Les armateurs-corailleurs attendent impatiemment la réouverture de la pêche au corail. Leur activité a été interdite par décret présidentiel signé le 28 novembre 2000.
«Je demande aux responsables d’ouvrir un grand atelier public de corail pour permettre aux jeunes d’El-Kala de travailler». Cet appel est lancé par Naceur, un maître-artisan spécialisé dans la sculpture sur corail, que nous avons rencontré à Alger. Pendant seize ans, il a exercé son métier à l’Enapêche, une entreprise algéro-palestinienne. Chef d’atelier de 1984 à 2000, il a eu la chance de se perfectionner dans son métier en exerçant avec des Tunisiens, des Palestiniens et des Italiens.
Depuis la fermeture de l’entreprise qui l’employait, à la suite de l’interdiction de la pêche au corail, la vie de Naceur et ses collègues a basculé vers l’incertitude, d’après ce qu’il nous a raconté. Mais il se dit capable «d’apprendre la sculpture et le façonnage à la jeune génération pour faire perpétuer l’art» qui le passionne. Pour cela, il affirme avec fierté : «J’ai une grande expérience.» Il ajoute : «Le corail est cité dans le Coran. Cette matière précieuse a une vertu médicinale. Son port renforce la circulation sanguine dans le corps humain.» Les spécialistes de l’or rouge sont contre la vente de notre corail à l’état brut aux étrangers.
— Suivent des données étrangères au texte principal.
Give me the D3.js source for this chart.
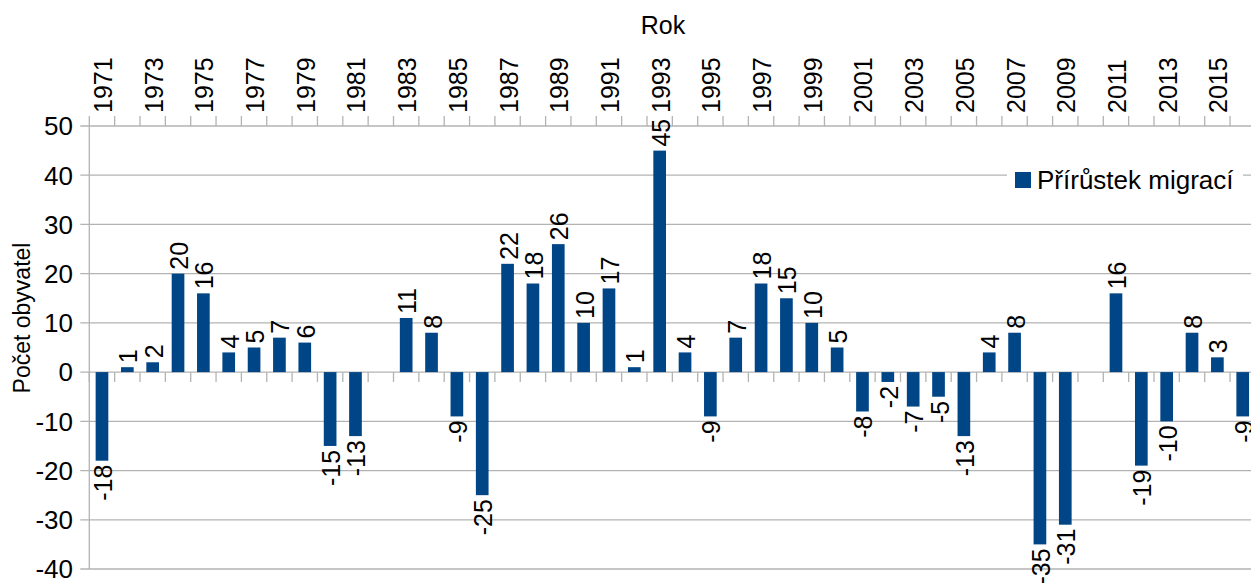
<html>
<head>
<script src="https://d3js.org/d3.v7.min.js"></script>
<style>
  body { margin: 0; background: #fff; }
  text { font-family: "Liberation Sans", Arial, sans-serif; fill: #000; }
</style>
</head>
<body>
<svg id="chart" width="1251" height="583"></svg>
<script>
// data (null = no bar shown)
const years = d3.range(1971, 2017);
const values = [-18, 1, 2, 20, 16, 4, 5, 7, 6, -15,
                -13, null, 11, 8, -9, -25, 22, 18, 26, 10,
                17, 1, 45, 4, -9, 7, 18, 15, 10, 5,
                -8, -2, -7, -5, -13, 4, 8, -35, -31, null,
                16, -19, -10, 8, 3, -9];
const yearLabels = years.filter(function(y) { return y % 2 == 1; });
const yTicks = [-40, -30, -20, -10, 0, 10, 20, 30, 40, 50];
const seriesName = "Přírůstek migrací";
const xTitle = "Rok";
const yTitle = "Počet obyvatel";

const data = years.map(function(y, i) { return {year: y, value: values[i]}; });

const Left = 89.3, Top = 126, Bottom = 569;
const Step = 25.35;
const Right = Left + Step * years.length;
const barColor = "#004586";
const gridColor = "#b3b3b3";

const svg = d3.select("#chart");

const xs = d3.scaleBand().domain(years).range([Left, Right])
    .paddingInner(0.5).paddingOuter(0.25);
const ys = d3.scaleLinear().domain([-40, 50]).range([Bottom, Top]);

// category boundaries
function boundary(i) { return xs(years[0]) - xs.step() * 0.25 + i * xs.step(); }
const bounds = d3.range(0, years.length + 1);

// gridlines
svg.append("g").selectAll("line").data(yTicks).enter().append("line")
    .attr("x1", Left - 9).attr("x2", Right)
    .attr("y1", function(d) { return ys(d); })
    .attr("y2", function(d) { return ys(d); })
    .attr("stroke", gridColor).attr("stroke-width", 1.3);

// y axis line
svg.append("line")
    .attr("x1", Left).attr("x2", Left)
    .attr("y1", ys(50)).attr("y2", ys(-40))
    .attr("stroke", gridColor).attr("stroke-width", 1.3);

// ticks at category boundaries: up from the top, down from zero
svg.append("g").selectAll("line").data(bounds).enter().append("line")
    .attr("x1", function(i) { return boundary(i); })
    .attr("x2", function(i) { return boundary(i); })
    .attr("y1", ys(50) - 10).attr("y2", ys(50))
    .attr("stroke", gridColor).attr("stroke-width", 1.3);
svg.append("g").selectAll("line").data(bounds).enter().append("line")
    .attr("x1", function(i) { return boundary(i); })
    .attr("x2", function(i) { return boundary(i); })
    .attr("y1", ys(0)).attr("y2", ys(0) + 10)
    .attr("stroke", gridColor).attr("stroke-width", 1.3);

// y tick labels
svg.append("g").selectAll("text").data(yTicks).enter().append("text")
    .attr("x", 73)
    .attr("y", function(d) { return ys(d); })
    .attr("dy", "0.36em")
    .attr("text-anchor", "end")
    .style("font-size", "26px")
    .text(function(d) { return d; });

// year labels (rotated)
svg.append("g").selectAll("text").data(yearLabels).enter().append("text")
    .attr("transform", function(d) {
        return "translate(" + (xs(d) + xs.bandwidth() / 2 + 1) + "," + 113 + ") rotate(-90)";
    })
    .attr("dy", "0.36em")
    .attr("text-anchor", "start")
    .style("font-size", "25px")
    .text(function(d) { return d; });

// bars
const shown = data.filter(function(d) { return d.value !== null; });
svg.append("g").selectAll("rect").data(shown).enter().append("rect")
    .attr("x", function(d) { return xs(d.year); })
    .attr("width", xs.bandwidth())
    .attr("y", function(d) { return ys(Math.max(0, d.value)); })
    .attr("height", function(d) { return Math.abs(ys(d.value) - ys(0)); })
    .attr("fill", barColor);

// value labels
svg.append("g").selectAll("text").data(shown).enter().append("text")
    .attr("transform", function(d) {
        const y = d.value >= 0 ? ys(d.value) - 4 : ys(d.value) + 4;
        return "translate(" + (xs(d.year) + xs.bandwidth() / 2 + 1) + "," + y + ") rotate(-90)";
    })
    .attr("dy", "0.36em")
    .attr("text-anchor", function(d) { return d.value >= 0 ? "start" : "end"; })
    .style("font-size", "25px")
    .text(function(d) { return d.value; });

// axis titles
svg.append("text")
    .attr("x", 663).attr("y", 34)
    .attr("text-anchor", "middle")
    .style("font-size", "25px")
    .text(xTitle);
svg.append("text")
    .attr("transform", "translate(30,318) rotate(-90)")
    .attr("text-anchor", "middle")
    .style("font-size", "23px")
    .text(yTitle);

// legend
const legend = svg.append("g");
legend.append("rect")
    .attr("x", 1007).attr("y", 163).attr("width", 236).attr("height", 36)
    .attr("fill", "#fff");
legend.append("rect")
    .attr("x", 1015).attr("y", 172).attr("width", 16).attr("height", 16)
    .attr("fill", barColor);
legend.append("text")
    .attr("x", 1037).attr("y", 189)
    .style("font-size", "26px")
    .text(seriesName);
</script>
</body>
</html>
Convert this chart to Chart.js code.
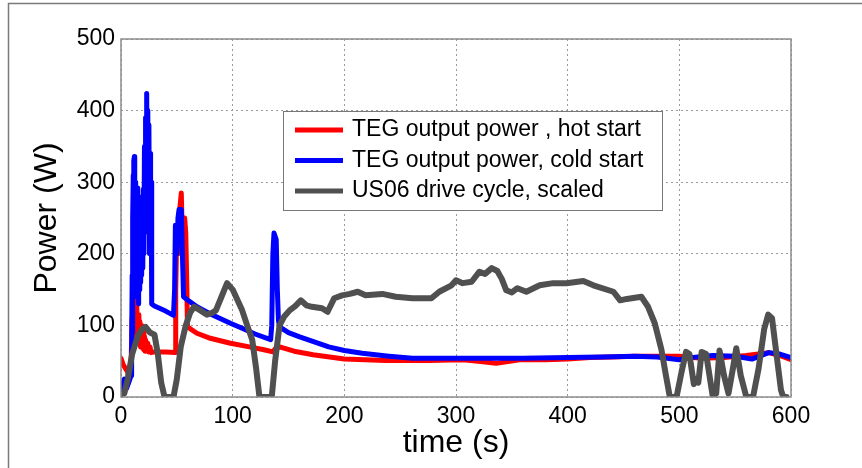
<!DOCTYPE html>
<html>
<head>
<meta charset="utf-8">
<script src="https://cdn.jsdelivr.net/npm/chart.js@4.4.1/dist/chart.umd.min.js"></script>
<style>
    html, body { margin: 0; padding: 0; background: #fff; }
    #wrap { position: relative; width: 862px; height: 468px; }
</style>
</head>
<body>
<div id="wrap"><canvas id="powerChart"></canvas></div>
<script>
// --- DATA ---
// TEG output power, hot start
const hotTime = [0, 2, 4, 6, 7, 8, 9, 10, 10.5, 11, 11.5, 12, 12.5, 13, 13.5, 14, 14.5, 15, 15.5, 16, 16.5, 17, 17.5, 18, 18.5, 19, 19.5, 20, 20.5, 21, 21.5, 22, 23, 24, 25, 26, 27, 30, 40, 48.5, 49, 50, 51, 52.5, 54, 55, 56, 57, 58, 59, 59.5, 68, 80, 98, 115, 128, 136, 138, 142, 155, 172, 200, 237, 276, 306, 320, 336, 348, 357, 380, 400, 420, 440, 460, 480, 500, 520, 540, 560, 580, 590, 600];
const hotPower = [54, 45, 40, 35, 26, 30, 45, 110, 70, 120, 80, 130, 85, 125, 90, 138, 95, 110, 80, 115, 75, 105, 70, 100, 72, 95, 68, 90, 66, 85, 64, 80, 66, 75, 63, 70, 62, 63, 63, 62, 150, 233, 200, 260, 285, 220, 180, 250, 229, 150, 98, 89, 82, 75, 70, 66, 63, 67, 70, 64, 59, 53, 51, 51, 52, 50, 47, 50, 52, 52, 53, 55, 56, 57, 57, 57, 54, 55, 58, 62, 58, 52];

// TEG output power, cold start
const coldTime = [0, 3, 5, 8, 9, 9.5, 10, 10.3, 10.6, 11, 11.3, 11.6, 12, 12.3, 12.6, 13, 13.3, 13.6, 14, 14.3, 14.6, 15, 15.3, 15.6, 16, 16.3, 16.6, 17, 17.3, 17.6, 18, 18.5, 19, 19.5, 20, 20.5, 21, 21.5, 22, 22.5, 23, 23.5, 24, 24.5, 25, 25.5, 26, 26.5, 27, 27.5, 30, 40, 47, 48, 48.7, 50, 51, 52, 53, 54, 55, 56, 60, 68, 80, 98, 110, 120, 134, 135, 136, 137, 139, 140, 141, 142, 150, 160, 175, 186, 200, 216, 240, 261, 300, 330, 360, 400, 430, 460, 480, 500, 510, 530, 550, 565, 580, 590, 600];
const coldPower = [10, 25, 12, 25, 30, 60, 170, 90, 250, 310, 180, 330, 336, 220, 300, 160, 290, 140, 280, 150, 292, 200, 280, 130, 260, 150, 270, 180, 250, 160, 230, 170, 250, 180, 290, 200, 350, 230, 390, 300, 424, 260, 400, 230, 380, 200, 340, 210, 300, 130, 127, 120, 114, 150, 240, 200, 250, 262, 230, 262, 200, 140, 135, 126, 116, 103, 95, 88, 80, 100, 200, 229, 220, 150, 107, 98, 90, 84, 76, 70, 65, 61, 57, 54, 54, 54, 54, 55, 56, 57, 56, 52, 55, 58, 57, 53, 62, 60, 55];

// US06 drive cycle, scaled
const cycleTime = [0, 3, 6, 10, 15, 19, 22, 26, 30, 33, 36, 39, 47, 50, 53.5, 58, 62, 65.5, 70, 77, 81, 85, 90, 95, 100, 108.5, 113, 117.5, 121, 124, 135, 138, 142, 146, 151, 156, 161, 166, 171, 180, 185, 191, 198, 205, 212, 219, 234, 246, 261, 278, 285, 296, 300, 306, 314, 321, 326, 332, 337, 341, 345, 350, 355, 363, 375, 387, 399, 414, 423, 441, 447, 453, 466, 472, 478, 484, 488, 491.5, 497.5, 502, 506, 509, 513, 515, 517, 520, 524, 530, 533, 536, 540, 544, 548, 551, 555, 560, 566, 571, 576, 579.6, 583, 587, 591, 593, 596];
const cyclePower = [2, 5, 25, 60, 85, 95, 98, 90, 87, 60, 20, 0, 0, 25, 70, 100, 118, 126, 122, 115, 117, 121, 140, 159, 150, 121, 100, 80, 40, 0, 0, 50, 100, 112, 121, 127, 135, 128, 126, 124, 119, 138, 142, 144, 147, 142, 144, 140, 138, 138, 147, 156, 163, 159, 161, 175, 172, 180, 176, 165, 149, 146, 152, 147, 156, 159, 159, 162, 156, 147, 135, 137, 140, 126, 103, 66, 30, 0, 0, 35, 63, 60, 18, 25, 20, 63, 60, 0, 5, 65, 30, 5, 40, 68, 30, 0, 0, 40, 95, 115, 110, 60, 10, 0, 0];

const seriesLabels = ['TEG output power , hot start', 'TEG output power, cold start', 'US06 drive cycle, scaled'];
const seriesColors = ['#ff0000', '#0000ff', '#505050'];

const xMin = 0, xMax = 600, xStep = 100;
const yMin = 0, yMax = 500, yStep = 100;

const FONT = "'Liberation Sans', Arial, Helvetica, sans-serif";
const zip = (xs, ys) => xs.map((x, i) => ({ x: x, y: ys[i] }));

// outer figure frame (top + left edge of the original screenshot)
const framePlugin = {
    id: 'frame',
    beforeDraw(chart) {
        const ctx = chart.ctx;
        ctx.save();
        ctx.fillStyle = '#ffffff';
        ctx.fillRect(0, 0, chart.width, chart.height);
        ctx.strokeStyle = '#7a7a7a';
        ctx.lineWidth = 1.5;
        ctx.beginPath();
        ctx.moveTo(8.5, chart.height);
        ctx.lineTo(8.5, 3.5);
        ctx.lineTo(chart.width, 3.5);
        ctx.stroke();
        ctx.restore();
    }
};

// axes box + legend box drawn over the lines
const boxLegendPlugin = {
    id: 'boxLegend',
    afterDatasetsDraw(chart) {
        const ctx = chart.ctx;
        const a = chart.chartArea;
        ctx.save();
        ctx.strokeStyle = '#8c8c8c';
        ctx.lineWidth = 1.5;
        ctx.strokeRect(a.left, a.top, a.right - a.left, a.bottom - a.top);

        // legend
        const bx = 283.5, by = 111.5, bw = 379, bh = 99;
        ctx.fillStyle = '#ffffff';
        ctx.fillRect(bx, by, bw, bh);
        ctx.strokeStyle = '#777777';
        ctx.lineWidth = 1;
        ctx.strokeRect(bx, by, bw, bh);
        const rows = [130, 160.5, 191];
        ctx.font = '23px ' + FONT;
        ctx.textBaseline = 'middle';
        ctx.textAlign = 'left';
        chart.data.datasets.forEach((ds, i) => {
            ctx.strokeStyle = ds.borderColor;
            ctx.lineWidth = 5;
            ctx.beginPath();
            ctx.moveTo(295, rows[i]);
            ctx.lineTo(343, rows[i]);
            ctx.stroke();
            ctx.fillStyle = '#000000';
            ctx.fillText(ds.label, 352, rows[i]);
        });
        ctx.restore();
    }
};

new Chart(document.getElementById('powerChart'), {
    type: 'line',
    data: {
        datasets: [
            { label: seriesLabels[0], data: zip(hotTime, hotPower), borderColor: seriesColors[0], borderWidth: 5, order: 2 },
            { label: seriesLabels[1], data: zip(coldTime, coldPower), borderColor: seriesColors[1], borderWidth: 5, order: 1 },
            { label: seriesLabels[2], data: zip(cycleTime, cyclePower), borderColor: seriesColors[2], borderWidth: 6, order: 0 }
        ]
    },
    options: {
        responsive: true,
        maintainAspectRatio: false,
        animation: false,
        elements: {
            point: { radius: 0 },
            line: { tension: 0, fill: false, borderJoinStyle: 'round', borderCapStyle: 'round' }
        },
        layout: { padding: { top: 39, right: 71, left: 0, bottom: 0 } },
        plugins: { legend: { display: false }, tooltip: { enabled: false } },
        scales: {
            x: {
                type: 'linear',
                min: xMin, max: xMax,
                ticks: { stepSize: xStep, color: '#000', padding: 6, font: { family: FONT, size: 23 } },
                grid: { color: '#9a9a9a', lineWidth: 1, drawTicks: false },
                border: { display: false, dash: [2, 3] },
                title: { display: true, text: 'time (s)', color: '#000', font: { family: FONT, size: 32 }, padding: { top: 0, bottom: 6 } },
                afterFit(s) { s.height = 71; s.paddingLeft = 0; s.paddingRight = 0; }
            },
            y: {
                min: yMin, max: yMax,
                ticks: { stepSize: yStep, color: '#000', padding: 6, font: { family: FONT, size: 23 } },
                grid: { color: '#9a9a9a', lineWidth: 1, drawTicks: false },
                border: { display: false, dash: [2, 3] },
                title: { display: true, text: 'Power (W)', color: '#000', font: { family: FONT, size: 32 }, padding: { top: 28, bottom: 0 } },
                afterFit(s) { s.width = 121; s.paddingTop = 0; s.paddingBottom = 0; }
            }
        }
    },
    plugins: [framePlugin, boxLegendPlugin]
});
</script>
</body>
</html>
«J’aimerais bien que notre corail soit travaillé, ici en Algérie, pour permettre à notre monnaie de retrouver sa valeur», dit un corailleur. Et de faire remarquer : «En Europe, le corail coûte plus cher que l’or.» Actuellement, chez nous, sur le marché noir, le prix d’un kilogramme de corail de bonne qualité peut atteindre les 150 millions de centimes. Les activités de l’Enapêche portaient surtout sur le contrôle des pêches, notamment le respect des quotas par les armateurs (800 qx/an) et, surtout, de collecter au profit de l’Etat 20% de la production réalisée mensuellement par les corailleurs.
Ces quantités de corail étaient ensuite vendues à des prix soutenus aux artisans bijoutiers spécialisés dans le travail de l’argent, ou celui du corail. Avant sa fermeture, l’Enapêche approvisionnait, notamment les artisans de Beni-Yenni (Tizi Ouzou), réputés pour leurs bijoux d’argent sertis de corail. Mais, très vite, la hausse des cours du corail sur le marché mondial à la fin des années 1990 à environ 7000-8000 francs français de l’époque pour un kg de polypes, environ (1000-1200 euros), selon la qualité pour un seul kilogramme, a complètement désorganisé la filière, au point que le corail n’était plus destiné aux ateliers de transformation, mais exporté à l’état brut. Quinze ans après, les artisans espèrent bien qu’un décret présidentiel autorise la pêche au corail. Le corail algérien, celui de la belle couleur «rouge sang de bœuf», est très recherché par les professionnels et les courtiers italiens. Il faut savoir, enfin, que le travail de corail passe par des étapes : la coupe, le façonnage, la sculpture, le triage entre les couleurs rouge et jaune et le montage.